> **Your task**: Copy out the data exactly, leaving the pictures behind.

> **Recorded information**:
*****

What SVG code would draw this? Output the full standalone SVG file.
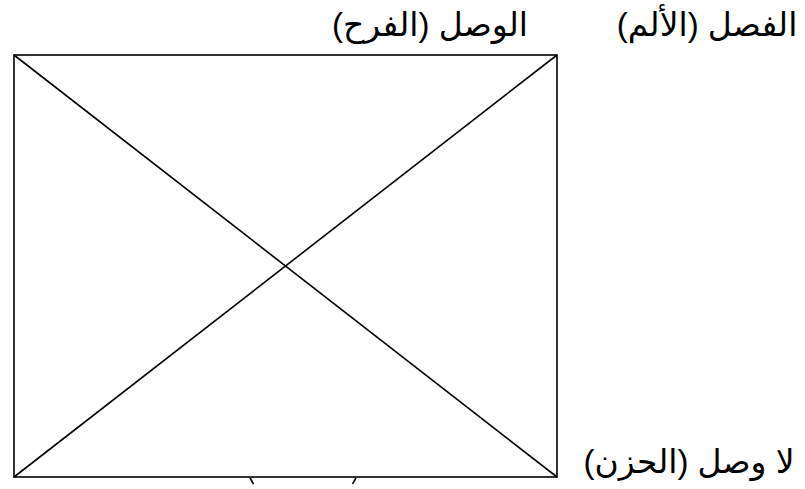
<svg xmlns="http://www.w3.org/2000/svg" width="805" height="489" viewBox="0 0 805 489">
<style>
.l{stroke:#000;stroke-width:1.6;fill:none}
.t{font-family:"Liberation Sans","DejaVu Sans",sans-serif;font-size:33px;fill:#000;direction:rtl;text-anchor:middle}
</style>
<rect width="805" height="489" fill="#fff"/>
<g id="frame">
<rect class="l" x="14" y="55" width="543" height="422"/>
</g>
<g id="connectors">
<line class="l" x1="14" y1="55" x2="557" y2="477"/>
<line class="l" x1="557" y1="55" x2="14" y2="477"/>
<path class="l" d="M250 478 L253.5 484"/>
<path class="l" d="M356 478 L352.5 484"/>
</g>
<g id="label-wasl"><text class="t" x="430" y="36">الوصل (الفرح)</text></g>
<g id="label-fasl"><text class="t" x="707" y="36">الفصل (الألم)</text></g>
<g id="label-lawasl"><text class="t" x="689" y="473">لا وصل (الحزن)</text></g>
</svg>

*****

> **Result below**:
What SVG code would draw this? Output the full standalone SVG file.
<svg xmlns="http://www.w3.org/2000/svg" width="805" height="489" viewBox="0 0 805 489">
<style>
.l{stroke:#000;stroke-width:1.6;fill:none}
.t{font-family:"Liberation Sans","DejaVu Sans",sans-serif;font-size:33px;fill:#000;direction:rtl;text-anchor:middle}
</style>
<rect width="805" height="489" fill="#fff"/>
<g id="frame">
<rect class="l" x="14" y="55" width="543" height="422"/>
</g>
<g id="connectors">
<line class="l" x1="14" y1="55" x2="557" y2="477"/>
<line class="l" x1="557" y1="55" x2="14" y2="477"/>
<path class="l" d="M250 478 L253.5 484"/>
<path class="l" d="M356 478 L352.5 484"/>
</g>
<g id="label-wasl"><text class="t" x="430" y="36">الوصل (الفرح)</text></g>
<g id="label-fasl"><text class="t" x="707" y="36">الفصل (الألم)</text></g>
<g id="label-lawasl"><text class="t" x="689" y="473">لا وصل (الحزن)</text></g>
</svg>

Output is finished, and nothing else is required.